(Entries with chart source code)
*-*-*
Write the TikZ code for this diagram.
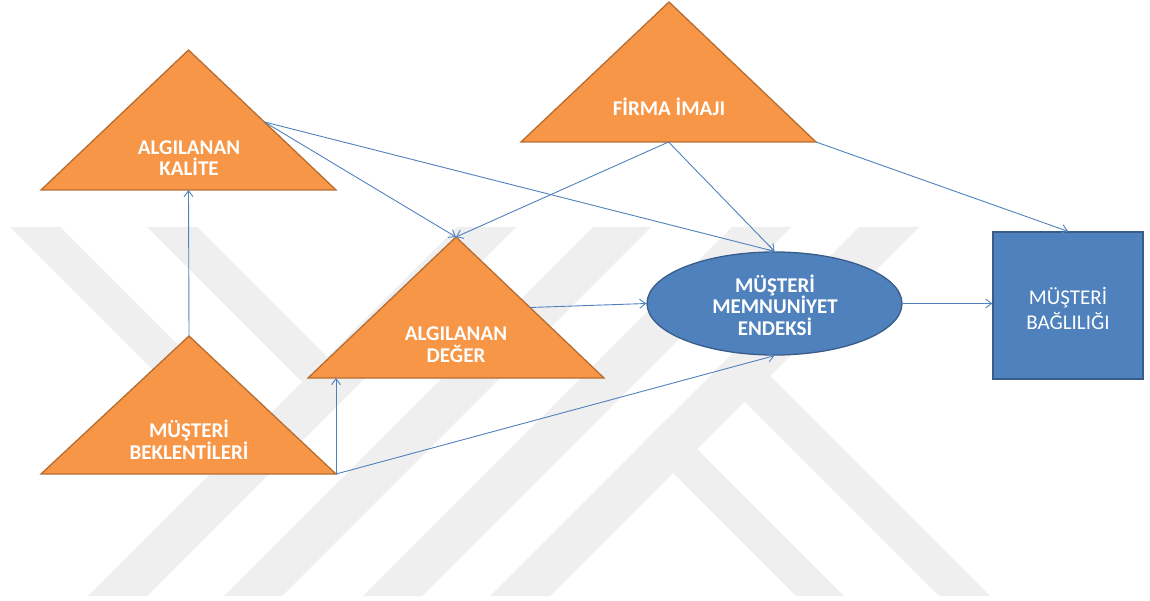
\documentclass[tikz,border=0pt]{standalone}
\usepackage{fontspec}
\setmainfont{Carlito}
\usetikzlibrary{shapes.geometric,arrows.meta,calc}
\definecolor{accorange}{RGB}{247,150,70}
\definecolor{orangeline}{RGB}{182,109,49}
\definecolor{accblue}{RGB}{79,129,189}
\definecolor{blueline}{RGB}{56,93,138}
\definecolor{linkblue}{RGB}{79,129,189}
\definecolor{markgray}{RGB}{239,239,239}

\begin{document}
\begin{tikzpicture}[x=1pt,y=-1pt,
  tri/.style={fill=accorange,draw=orangeline,line width=1.3pt,line join=miter},
  blueshape/.style={fill=accblue,draw=blueline,line width=1.3pt},
  boldlabel/.style={text=white,font=\fontsize{21}{21.5}\selectfont\bfseries,align=center,inner sep=0pt},
  plainlabel/.style={text=white,font=\fontsize{21}{25}\selectfont,align=center,inner sep=0pt},
  link/.style={draw=linkblue,line width=0.9pt,-{Straight Barb[length=6pt,width=9pt]}},
  band/.style={fill=markgray,draw=none}]

\useasboundingbox (0,0) rectangle (1150,601);

% pale striped emblem in the background
\path[band] (10,227) -- (60,227) -- (258.5,425.5) -- (233.5,450.5) -- cycle;
\path[band] (147,227) -- (197,227) -- (327,357) -- (302,382) -- cycle;
\path[band] (88,596) -- (147,596) -- (516,227) -- (457,227) -- cycle;
\path[band] (224,596) -- (282,596) -- (651,227) -- (593,227) -- cycle;
\path[band] (363,596) -- (422,596) -- (791,227) -- (732,227) -- cycle;
\path[band] (490,596) -- (550,596) -- (919,227) -- (859,227) -- cycle;
\path[band] (796,596) -- (844,596) -- (667,419) -- (643,443) -- cycle;
\path[band] (939,596) -- (990,596) -- (740,346) -- (714.5,371.5) -- cycle;

% corner points of the four triangles
\coordinate (kal-apex) at (188.5,50);
\coordinate (kal-left) at (41,190);
\coordinate (kal-right) at (336,190);
\coordinate (fir-apex) at (669,2);
\coordinate (fir-left) at (521,142);
\coordinate (fir-right) at (816,142);
\coordinate (deg-apex) at (456,237);
\coordinate (deg-left) at (308,378);
\coordinate (deg-right) at (604,378);
\coordinate (bek-apex) at (189,336);
\coordinate (bek-left) at (41,474);
\coordinate (bek-right) at (336,474);

% points on the sides where connectors leave
\coordinate (kal-base) at ($(kal-left)!0.5!(kal-right)$);
\coordinate (kal-side) at ($(kal-apex)!0.514!(kal-right)$);
\coordinate (fir-base) at ($(fir-left)!0.5!(fir-right)$);
\coordinate (deg-side) at ($(deg-apex)!0.5!(deg-right)$);

% triangles
\path[tri] (kal-apex) -- (kal-left) -- (kal-right) -- cycle;
\path[tri] (fir-apex) -- (fir-left) -- (fir-right) -- cycle;
\path[tri] (deg-apex) -- (deg-left) -- (deg-right) -- cycle;
\path[tri] (bek-apex) -- (bek-left) -- (bek-right) -- cycle;

% ellipse and box
\node[ellipse,blueshape,minimum width=255pt,minimum height=103pt,inner sep=0pt] (mme) at (774.5,303.5) {};
\node[rectangle,blueshape,minimum width=150pt,minimum height=147pt,inner sep=0pt] (bag) at (1068,305.5) {};

% labels
\node[boldlabel] (kal-text) at (189,158) {ALGILANAN\\KALİTE};
\node[boldlabel] (fir-text) at (669,106.5) {FİRMA İMAJI};
\node[boldlabel] (deg-text) at (456,344.5) {ALGILANAN\\DEĞER};
\node[boldlabel] (bek-text) at (189,439.5) {MÜŞTERİ\\BEKLENTİLERİ};
\node[boldlabel] (mme-text) at (775,305) {MÜŞTERİ\\MEMNUNİYET\\ENDEKSİ};
\node[plainlabel] (bag-text) at (1068,308.5) {MÜŞTERİ\\BAĞLILIĞI};

% connectors
\draw[link] (bek-apex) -- (kal-base);
\draw[link] (bek-right) -- (bek-right |- deg-left);
\draw[link] (bek-right) -- (mme.south);
\draw[link] (kal-side) -- (deg-apex);
\draw[link] (kal-side) -- (mme.north);
\draw[link] (fir-base) -- (deg-apex);
\draw[link] (fir-base) -- (mme.north);
\draw[link] (fir-right) -- (bag.north);
\draw[link] (deg-side) -- (mme.west);
\draw[link] (mme.east) -- (mme.east -| bag.west);

\end{tikzpicture}
\end{document}
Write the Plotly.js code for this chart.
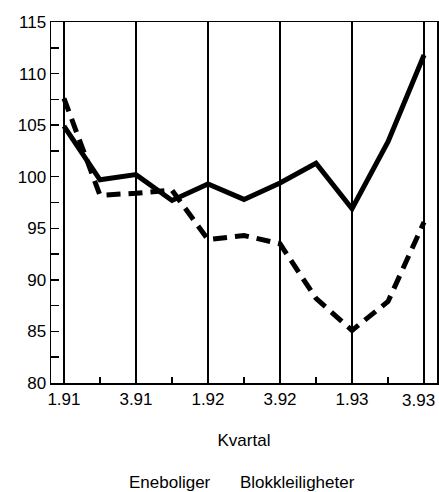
<!DOCTYPE html>
<html>
<head>
<meta charset="utf-8">
<script src="https://cdn.plot.ly/plotly-3.0.1.min.js"></script>
<style>html,body{margin:0;padding:0;background:#fff;}#chart{width:439px;height:492px;}</style>
</head>
<body>
<div id="chart"></div>
<script>
var quarters = ["1.91","2.91","3.91","4.91","1.92","2.92","3.92","4.92","1.93","2.93","3.93"];
var seriesNames = ["Eneboliger", "Blokkleiligheter"];
var eneboliger = [104.9, 99.7, 100.2, 97.7, 99.3, 97.8, 99.4, 101.3, 96.9, 103.4, 111.8];
var blokk = [107.6, 98.2, 98.4, 98.7, 93.9, 94.3, 93.5, 88.2, 85.1, 87.9, 95.6];
var xTitle = "Kvartal";
var yTicks = [80, 85, 90, 95, 100, 105, 110, 115];

var idx = quarters.map(function(q, i){ return i; });
var lastIdx = idx.length - 1;
var majorIdx = idx.filter(function(i){ return i % 2 === 0; });
var minorIdx = idx.filter(function(i){ return i % 2 === 1; });

var FONT = '"Liberation Sans", Arial, sans-serif';

var traces = [
  {x: idx, y: eneboliger, name: seriesNames[0], mode: 'lines', type: 'scatter',
   line: {color: '#000', width: 5}, hoverinfo: 'skip'},
  {x: idx, y: blokk, name: seriesNames[1], mode: 'lines', type: 'scatter',
   line: {color: '#000', width: 5, dash: '14px,8px'}, hoverinfo: 'skip'}
];

var layout = {
  width: 439, height: 492,
  margin: {l: 51, r: 2, t: 22, b: 109},
  paper_bgcolor: '#fff', plot_bgcolor: '#fff',
  showlegend: false,
  font: {family: FONT, color: '#000', size: 17},
  xaxis: {
    range: [-0.36, 10.36],
    tickmode: 'array', tickvals: majorIdx,
    ticktext: majorIdx.map(function(i){ return i === lastIdx ? '' : quarters[i]; }),
    ticks: '', showgrid: true, gridcolor: '#000', gridwidth: 1.2,
    zeroline: false, showline: true, linecolor: '#000', linewidth: 1.5, mirror: true,
    tickfont: {family: FONT, size: 17},
    minor: {tickmode: 'array', tickvals: minorIdx, ticks: 'inside', ticklen: 6, tickwidth: 1.5, tickcolor: '#000', showgrid: false},
    title: {text: xTitle, font: {family: FONT, size: 17}, standoff: 26}
  },
  yaxis: {
    range: [80, 115],
    tickmode: 'array', tickvals: yTicks,
    ticks: 'inside', ticklen: 8, tickwidth: 1.5, tickcolor: '#000',
    showgrid: false, zeroline: false, showline: true, linecolor: '#000', linewidth: 1.5, mirror: true,
    tickfont: {family: FONT, size: 17},
    minor: {dtick: 2.5, tick0: 80, ticks: 'inside', ticklen: 8, tickwidth: 1.5, tickcolor: '#000', showgrid: false}
  },
  annotations: [
    {xref: 'x', yref: 'paper', x: lastIdx, y: 0, xanchor: 'right', yanchor: 'top', xshift: 13, yshift: -6,
     text: quarters[lastIdx], showarrow: false, font: {family: FONT, size: 17, color: '#000'}},
    {xref: 'paper', yref: 'paper', x: (170 - 51) / 386, y: -(482 - 383) / 361, xanchor: 'center', yanchor: 'middle',
     text: seriesNames[0], showarrow: false, font: {family: FONT, size: 17, color: '#000'}},
    {xref: 'paper', yref: 'paper', x: (297 - 51) / 386, y: -(482 - 383) / 361, xanchor: 'center', yanchor: 'middle',
     text: seriesNames[1], showarrow: false, font: {family: FONT, size: 17, color: '#000'}}
  ]
};

Plotly.newPlot('chart', traces, layout, {staticPlot: true, displayModeBar: false});
</script>
</body>
</html>
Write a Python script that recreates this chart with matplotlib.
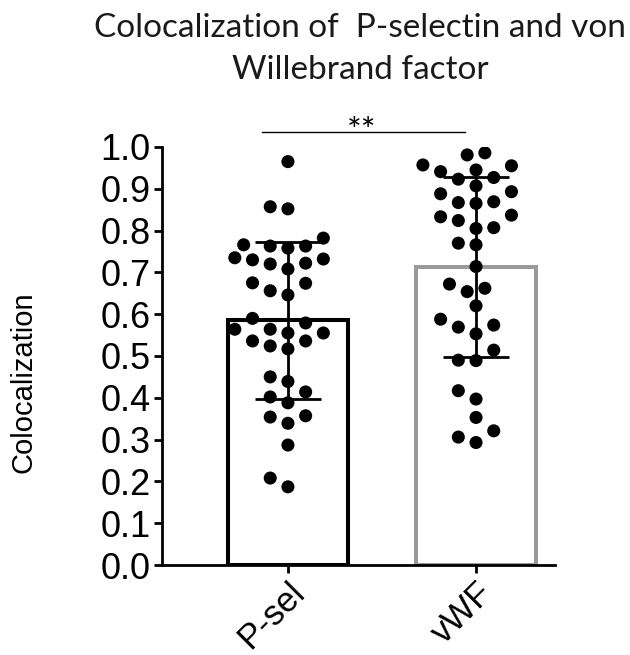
import matplotlib
matplotlib.use("Agg")
from matplotlib import pyplot as plt

groups = ["P-sel", "vWF"]
means = [0.585, 0.712]
sds = [0.187, 0.215]
edge_colors = ["black", "#9a9a9a"]

psel = [0.965, 0.852, 0.857, 0.766, 0.763, 0.758, 0.763, 0.782,
        0.732, 0.722, 0.708, 0.720, 0.730, 0.735, 0.675, 0.656,
        0.646, 0.674, 0.579, 0.590, 0.555, 0.564, 0.564, 0.555,
        0.536, 0.524, 0.517, 0.536, 0.439, 0.450, 0.402, 0.414,
        0.388, 0.357, 0.339, 0.354, 0.287, 0.187, 0.208]
vwf = [0.981, 0.986, 0.941, 0.955, 0.957, 0.945, 0.923, 0.927,
       0.907, 0.893, 0.888, 0.869, 0.867, 0.865, 0.833, 0.837,
       0.824, 0.805, 0.807, 0.766, 0.770, 0.714, 0.672, 0.654,
       0.662, 0.620, 0.574, 0.588, 0.553, 0.569, 0.514, 0.490,
       0.489, 0.397, 0.417, 0.353, 0.321, 0.293, 0.306]


def beeswarm(vals, center, xpx=188.0, ypx=418.0, step=8.85, dmin=15.5):
    # place each point at the free x offset closest to the centre
    placed = []
    for v in sorted(vals):
        k = 0
        while True:
            for off in ([0] if k == 0 else [-k * step, k * step]):
                ok = all((off - px) ** 2 + ((v - py) * ypx) ** 2 >= dmin ** 2
                         for px, py in placed)
                if ok:
                    placed.append((off, v))
                    break
            else:
                k += 1
                continue
            break
    xs = [center + px / xpx for px, _ in placed]
    ys = [py for _, py in placed]
    return xs, ys


fig = plt.figure(figsize=(6.3, 6.55), dpi=100)
ax = fig.add_axes([0.257, 0.1374, 0.624, 0.6382])

pos = [0, 1]
ax.bar(pos, means, width=0.64, color="white", edgecolor=edge_colors,
       linewidth=2.9, zorder=1)

for p, vals in zip(pos, [psel, vwf]):
    x, y = beeswarm(vals, p)
    ax.scatter(x, y, s=9.4 ** 2, color="black", edgecolors="none", zorder=3)

ax.errorbar(pos, means, yerr=sds, fmt="none", ecolor="black",
            elinewidth=2.0, capsize=24, capthick=2.0, zorder=4)

ax.set_xlim(-0.67, 1.42)
ax.set_ylim(0, 1.0)
ax.set_yticks([i / 10 for i in range(11)])
ax.set_yticklabels(["%.1f" % (i / 10) for i in range(11)],
                   family="Liberation Sans", fontsize=26)
ax.set_xticks(pos)
ax.set_xticklabels(groups, family="Liberation Sans", fontsize=25,
                   rotation=45, ha="right", va="top", rotation_mode="anchor")

for s in ["top", "right"]:
    ax.spines[s].set_visible(False)
for s in ["left", "bottom"]:
    ax.spines[s].set_linewidth(2.0)
ax.tick_params(axis="both", direction="out", length=6, width=2.0, pad=2)

# significance bar
ax.plot([-0.14, 0.94], [1.036, 1.036], color="black", linewidth=1.0,
        clip_on=False)
ax.text(0.39, 1.012, "**", ha="center", va="baseline", fontsize=25,
        family="Lato", clip_on=False)

fig.text(360 / 630, 1 - 37 / 655, "Colocalization of  P-selectin and von",
         ha="center", va="baseline", fontsize=24, family="Lato", color="#1a1a1a")
fig.text(360 / 630, 1 - 79 / 655, "Willebrand factor",
         ha="center", va="baseline", fontsize=24, family="Lato", color="#1a1a1a")
fig.text(0.038, 1 - 382 / 655, "Colocalization", rotation=90, ha="center",
         va="center", fontsize=21, family="Liberation Sans")

fig.savefig("out.png", dpi=100)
*-*-*
_AIM OF THE TASK_
Print the data above verbatim from the first line through the line holding "(0,0) rectangle (1150,601);", leaving every picture out.

_ANSWER FOR THE TASK_
Write the TikZ code for this diagram.
\documentclass[tikz,border=0pt]{standalone}
\usepackage{fontspec}
\setmainfont{Carlito}
\usetikzlibrary{shapes.geometric,arrows.meta,calc}
\definecolor{accorange}{RGB}{247,150,70}
\definecolor{orangeline}{RGB}{182,109,49}
\definecolor{accblue}{RGB}{79,129,189}
\definecolor{blueline}{RGB}{56,93,138}
\definecolor{linkblue}{RGB}{79,129,189}
\definecolor{markgray}{RGB}{239,239,239}

\begin{document}
\begin{tikzpicture}[x=1pt,y=-1pt,
  tri/.style={fill=accorange,draw=orangeline,line width=1.3pt,line join=miter},
  blueshape/.style={fill=accblue,draw=blueline,line width=1.3pt},
  boldlabel/.style={text=white,font=\fontsize{21}{21.5}\selectfont\bfseries,align=center,inner sep=0pt},
  plainlabel/.style={text=white,font=\fontsize{21}{25}\selectfont,align=center,inner sep=0pt},
  link/.style={draw=linkblue,line width=0.9pt,-{Straight Barb[length=6pt,width=9pt]}},
  band/.style={fill=markgray,draw=none}]

\useasboundingbox (0,0) rectangle (1150,601);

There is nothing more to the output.